Debt rises on home PE woman does not live in

                              Minazana Mali in front of the disputed house. Picture: Eugene Coetzee

Mirriam Dyantyi stays in a shack while battling to clear up RDP house confusion

A Port Elizabeth woman is desperately searching for answers after she was slapped with a municipal bill running into hundreds of thousands of rands for a house in Motherwell which she believes she owns but is occupied by another family.

Mirriam Dyantyi, 51, has been struggling for the past 14 years to get the Nelson Mandela Bay Municipality not only to clear her name, but to ensure that the RDP house registered in her name is given to her.

The situation has escalated to the point that Dyantyi is unable to apply for credit because she is blacklisted, and she has been threatened with legal action by the city if she does not cough up the money owed.

Last month, her utility bill amounted to R287 837.

In May, she received a threatening letter from law firm McWilliams & Elliot Incorporated, acting on behalf of the municipality, telling her to make arrangements to pay up, or face legal action which could result in her losing furniture, vehicles or any fixed property.

Mirriam Dyantyi who is listed as the owner of the house and has received several bills for municipal services

She said she could not open a clothing account and every time she tried to reapply for an RDP house, she was told that she did not qualify as she was already a beneficiary.But Dyantyi, who has since moved to Jeffreys Bay and is living in a shack, said she has struggled to clear her name.

“I only became aware that I had a house in 2003 when I tried to open an account at a Foschini store.

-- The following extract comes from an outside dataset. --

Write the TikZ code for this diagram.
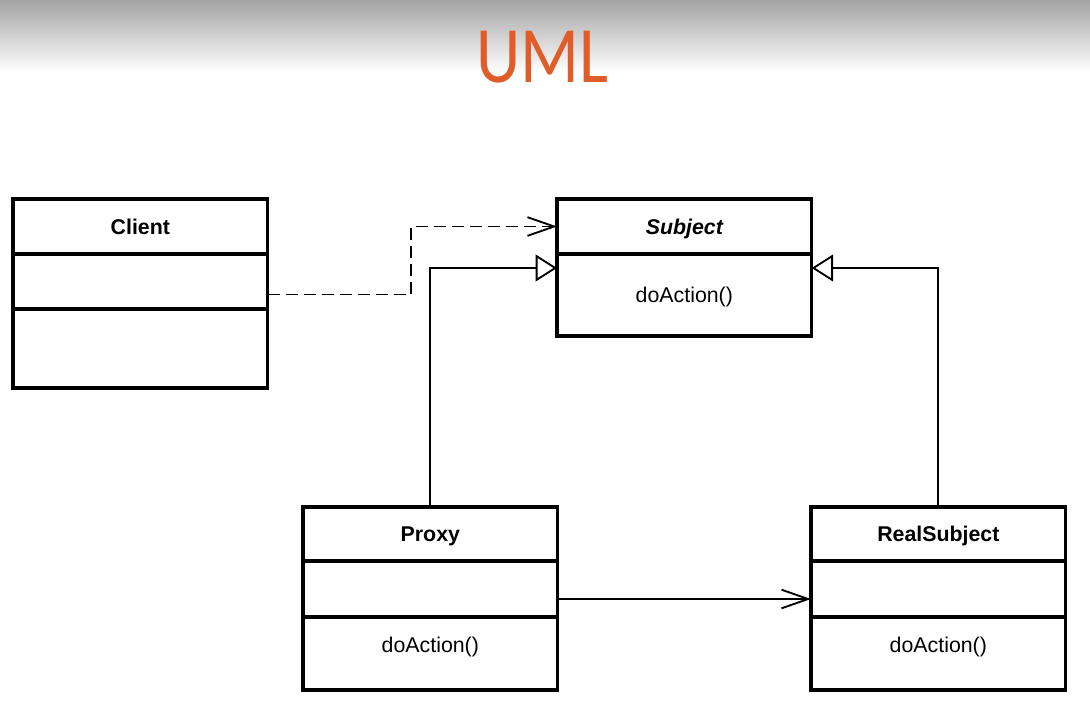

“My application was not approved and a few days after that I received a call from the city treasury, telling me that I owe the municipality.

“I then investigated and discovered that I own the house at 61 Sadlunge Street, Motherwell,” Dyantyi said.

“When I followed up, I discovered that the house is occupied by Mzwanele Mali and family.”

Dyantyi said she reported the matter to the municipality’s housing board and was told on several occasions to come back another time.

“I was then told that I had sold the house and I must not come back to the municipality again.

“I was contacted by the Mali family’s lawyer to say they were buying the house from me, but I told them that I was not selling,” she said.

“My heart is very sore because people are occupying my house while I live in a shack, and I cannot reapply for a house because I am regarded as someone who already has a house.”

The occupants said they took over the plot before the house was built in 2001 with the approval of the ward councillor at the time.

“We first noticed the problem when the site that we took had to be converted over to the new owners. That is when the name of Dyantyi first appeared,” Mzwanele’s family member, Minazana Mali, said.

“I then went to the municipality to find a way forward and they said they tried to find this lady [Dyantyi], but after six years they told us they could not find her.

“That is when they gave us the service connection, six years after the house was built.”

The municipality said it was still trying to establish the facts around Dyantyi’s case.

Municipal spokesman Mthubanzi Mniki said: “The issue of Mirriam Dyantyi is currently being attended to between the municipality and the provincial human settlements department as the building, administration of title deeds and house subsidy was handled between [Bhisho] and a private developer.”

Mniki said the metro was also in the process of transferring the account into the name of the current occupants of the house.